Thursday, July 12, 2012

I'm not sure you've grasped the concept.

This conversation just happened:
Guy Calling Library: Do you take community service there?
Me: We do accept volunteers, but you have to apply through the City, and they won't allow anything court-ordered at the library. For that, they're going to make you do roadside cleanup or janitorial shit. You can find all that information on the City website.
GCL: Ah. It's just that it would be really convenient for me to do it at the library because I live in the apartments just across the parking lot. Actually, I'm looking at your building right now.
First of all, this is in no way fucking creepy, Dude Who Has Already Been Convicted Of Doing Something Illegal. Would you like me to go to the window and wave my arms or describe what I'm wearing so you can tell me that you can see what I'm doing?
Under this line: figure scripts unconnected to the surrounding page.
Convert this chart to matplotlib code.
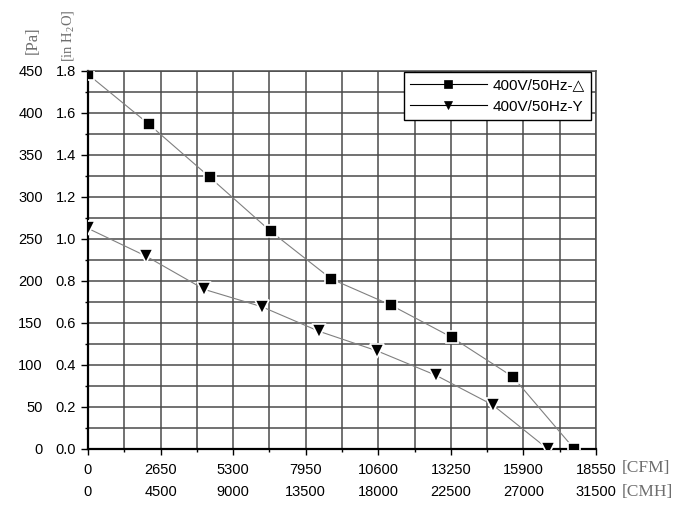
import numpy as np
import matplotlib
matplotlib.use('Agg')
import matplotlib.pyplot as plt

plt.rcParams['font.family'] = ['Liberation Sans', 'DejaVu Sans']
plt.rcParams['mathtext.default'] = 'regular'

# fan curves (airflow in CFM, pressure in Pa)
cfm_delta = [0, 2228, 4444, 6665, 8885, 11055, 13282, 15510, 17760]
pa_delta = [446, 386.5, 323.6, 259.3, 202.4, 171.4, 133, 86, 0]
cfm_star = [0, 2125, 4247, 6344, 8447, 10565, 12709, 14779, 16788]
pa_star = [262.6, 229.5, 190, 169.4, 140, 116.7, 87.7, 52.4, 0]

label_delta = '400V/50Hz-△'
label_star = '400V/50Hz-Y'

cfm_ticks = np.arange(0, 18551, 2650)
cmh_ticks = np.arange(0, 31501, 4500)
pa_ticks = np.arange(0, 451, 50)
inh2o_ticks = np.arange(0, 1.81, 0.2)

fig = plt.figure(figsize=(7, 5.15), dpi=100)
ax = fig.add_axes([88 / 700, (515 - 449) / 515, 508 / 700, 378 / 515])

grid_col = '#4a4a4a'
ax.set_xlim(0, 18550)
ax.set_ylim(0, 450)
ax.set_xticks(cfm_ticks)
ax.set_xticks(np.arange(0, 18551, 1325), minor=True)
ax.set_yticks(pa_ticks)
ax.set_yticks(np.arange(0, 451, 25), minor=True)
ax.grid(True, which='both', color=grid_col, linewidth=1.1)
ax.set_axisbelow(True)

for s in ['top', 'right']:
    ax.spines[s].set_color(grid_col)
    ax.spines[s].set_linewidth(1.1)
for s in ['left', 'bottom']:
    ax.spines[s].set_color('black')
    ax.spines[s].set_linewidth(1.6)

fs = 10.5
ax.tick_params(axis='x', which='major', length=4, width=1, pad=6, labelsize=fs)
ax.tick_params(axis='x', which='minor', length=2, width=1)
ax.tick_params(axis='y', which='major', length=5, width=1, pad=27.5, labelsize=fs)
ax.tick_params(axis='y', which='minor', length=2.5, width=1)
ax.set_xticklabels([str(v) for v in cfm_ticks])
ax.set_yticklabels([str(v) for v in pa_ticks])

# second scales: in H2O and CMH
sec_y = ax.secondary_yaxis('left', functions=(lambda p: p / 250.0, lambda h: h * 250.0))
sec_y.set_yticks(inh2o_ticks)
sec_y.set_yticklabels(['%.1f' % v for v in inh2o_ticks])
sec_y.tick_params(length=0, pad=8.5, labelsize=fs)
sec_y.spines['left'].set_visible(False)

sec_x = ax.secondary_xaxis('bottom', functions=(lambda c: c * 31500 / 18550, lambda m: m * 18550 / 31500))
sec_x.set_xticks(cmh_ticks)
sec_x.set_xticklabels([str(v) for v in cmh_ticks])
sec_x.tick_params(length=0, pad=26, labelsize=fs)
sec_x.spines['bottom'].set_visible(False)

ax.plot(cfm_delta, pa_delta, color='#808080', linewidth=0.8, marker='s',
        markersize=8, markerfacecolor='black', markeredgecolor='white',
        markeredgewidth=1.2, label=label_delta, zorder=3)
ax.plot(cfm_star, pa_star, color='#808080', linewidth=0.8, marker='v',
        markersize=9.5, markerfacecolor='black', markeredgecolor='white',
        markeredgewidth=1.2, label=label_star, zorder=3)

leg = ax.legend(loc='upper right', bbox_to_anchor=((591 - 88) / 508, (449 - 72) / 378),
                borderaxespad=0, fancybox=False, framealpha=1, edgecolor='black',
                fontsize=11, handlelength=5.0, handletextpad=0.4,
                labelspacing=0.5, borderpad=0.4)
leg.get_frame().set_linewidth(1.0)
for h in leg.legend_handles:
    h.set_markeredgecolor('black')
    h.set_markeredgewidth(0.5)
    h.set_color('black')
    h.set_markersize(6)

unit_col = '#6e6e6e'
fig.text(33 / 700, 1 - 40 / 515, '[Pa]', rotation=90, ha='center', va='center',
         family='Liberation Serif', fontsize=12, color=unit_col)
fig.text(68 / 700, 1 - 36 / 515, '[in H$_2$O]', rotation=90, ha='center', va='center',
         family='Liberation Serif', fontsize=10.5, color=unit_col)
fig.text(622 / 700, 1 - 468 / 515, '[CFM]', ha='left', va='center',
         family='Liberation Serif', fontsize=12.5, color=unit_col)
fig.text(622 / 700, 1 - 492 / 515, '[CMH]', ha='left', va='center',
         family='Liberation Serif', fontsize=12.5, color=unit_col)

fig.savefig('out.png', dpi=100)
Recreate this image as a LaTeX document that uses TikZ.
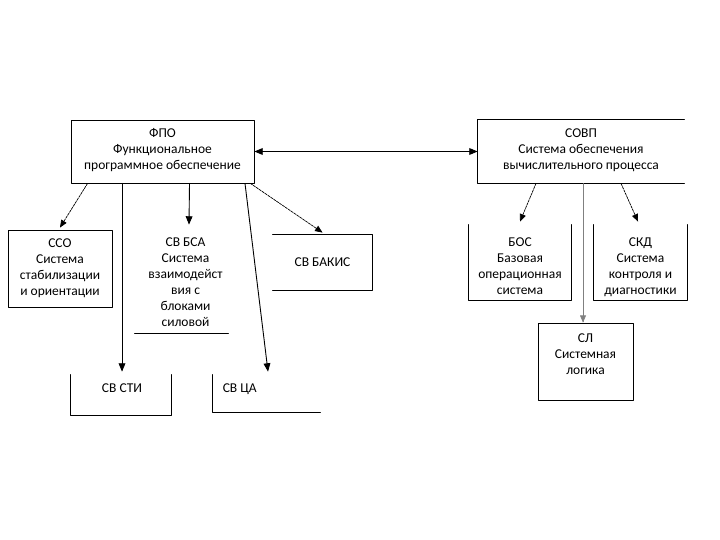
\documentclass[tikz,border=0pt]{standalone}
\usepackage{fontspec}
\setmainfont{Carlito}
\usetikzlibrary{arrows}
\tikzset{box/.style={draw=none,inner sep=0pt,line width=0.9pt}}
\tikzset{lbl/.style={anchor=north,align=center,inner sep=0pt,font=\fontsize{13.5}{16}\selectfont}}
\tikzset{dsh/.style={->,line width=0.7pt,dash pattern=on 2.5pt off 1pt}}
\begin{document}
\begin{tikzpicture}[line cap=round,line join=round,>=triangle 45,x=1pt,y=-1pt]
    \useasboundingbox[fill=white] (0,0) rectangle (720,540);
    % boxes
    \node[box,draw,minimum width=183pt,minimum height=63pt] (fpo) at (162.5,151.5) {};
    \node[box,minimum width=206pt,minimum height=63pt] (sovp) at (581,151.5) {};
    \node[box,draw,minimum width=104pt,minimum height=77pt] (sso) at (60,268.5) {};
    \node[box,minimum width=93pt,minimum height=105pt] (bsa) at (181.5,280.5) {};
    \node[box,minimum width=99pt,minimum height=55pt] (bakis) at (322.5,262.5) {};
    \node[box,minimum width=100pt,minimum height=40pt] (sti) at (121,395) {};
    \node[box,minimum width=107pt,minimum height=37pt] (ca) at (266.5,393.5) {};
    \node[box,minimum width=102pt,minimum height=75pt] (bos) at (520,262.5) {};
    \node[box,minimum width=93pt,minimum height=75pt] (skd) at (640.5,262.5) {};
    \node[box,draw,minimum width=95pt,minimum height=77pt] (sl) at (585.5,361.5) {};
    % open sides
    \draw[line width=0.9pt] (sovp.north east) -- (sovp.north west) -- (sovp.south west) -- (sovp.south east);
    \draw[line width=0.9pt] (bsa.south west) -- (bsa.south east);
    \draw[line width=0.9pt] (bakis.north west) -- (bakis.north east) -- (bakis.south east) -- (bakis.south west);
    \draw[line width=0.9pt] (sti.north west) -- (sti.south west) -- (sti.south east) -- (sti.north east);
    \draw[line width=0.9pt] (ca.north west) -- (ca.south west) -- (ca.south east);
    \draw[line width=0.9pt] (bos.north west) -- (bos.south west) -- (bos.south east) -- (bos.north east);
    \draw[line width=0.9pt] (skd.north west) -- (skd.south west) -- (skd.south east) -- (skd.north east);
    % texts
    \node[lbl] (fpo-t) at ([yshift=-9pt]fpo.north) {ФПО\\Функциональное\\программное обеспечение};
    \node[lbl] (sovp-t) at ([yshift=-9pt]sovp.north) {СОВП\\Система обеспечения\\вычислительного процесса};
    \node[lbl] (sso-t) at ([yshift=-9pt]sso.north) {ССО\\Система\\стабилизации\\и ориентации};
    \node[lbl] (bsa-t) at ([xshift=4pt,yshift=-10pt]bsa.north) {СВ БСА\\Система\\взаимодейст\\вия с\\блоками\\силовой};
    \node[lbl,anchor=center] (bakis-t) at (bakis.center) {СВ БАКИС};
    \node[lbl] (sti-t) at ([xshift=1pt,yshift=-9pt]sti.north) {СВ СТИ};
    \node[lbl,anchor=north west] (ca-t) at ([xshift=10pt,yshift=-9pt]ca.north west) {СВ ЦА};
    \node[lbl] (bos-t) at ([yshift=-13pt]bos.north) {БОС\\Базовая\\операционная\\система};
    \node[lbl] (skd-t) at ([yshift=-13pt]skd.north) {СКД\\Система\\контроля и\\диагностики};
    \node[lbl] (sl-t) at ([yshift=-11pt]sl.north) {СЛ\\Системная\\логика};
    % connectors
    \draw[<->,line width=0.9pt] (fpo.east) -- (sovp.west);
    \draw[dsh] ([xshift=17pt]fpo.south west) -- ([yshift=2pt]sso.north);
    \draw[->,line width=0.9pt] ([xshift=27pt]fpo.south) -- ([xshift=7.5pt,yshift=3pt]bsa.north);
    \draw[->,line width=0.9pt] ([xshift=-40.5pt]fpo.south) -- ([xshift=1pt,yshift=3pt]sti.north);
    \draw[->,line width=0.9pt] ([xshift=82.5pt]fpo.south) -- ([xshift=1.5pt,yshift=3pt]ca.north);
    \draw[dsh] ([xshift=-4pt]fpo.south east) -- ([yshift=2pt]bakis.north);
    \draw[dsh] ([xshift=-45pt]sovp.south) -- ([yshift=3pt]bos.north);
    \draw[dsh] ([xshift=40pt]sovp.south) -- ([xshift=-2.5pt,yshift=3pt]skd.north);
    \draw[->,line width=0.6pt,color=gray] ([xshift=2pt]sovp.south) -- ([xshift=-2.5pt]sl.north);
\end{tikzpicture}
\end{document}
Secondly, I do sincerely apologize for the inconvenience of your fucking sentence. I know that it's meant to be a pleasant and rewarding experience, and this is clearly in stark contrast to the section of the Penal Code that states:
§ When an individual is convicted of an offence against the Community, the sentence shall consist of a reasonably low number of hours of pleasurable service to the Community in a comfortable location convenient to the individual's place of residence.
Had you called even an hour sooner, the City may still have had a community service opening in the Getting A Blowjob From A Supermodel department. Again, I'm very sorry. Asshat.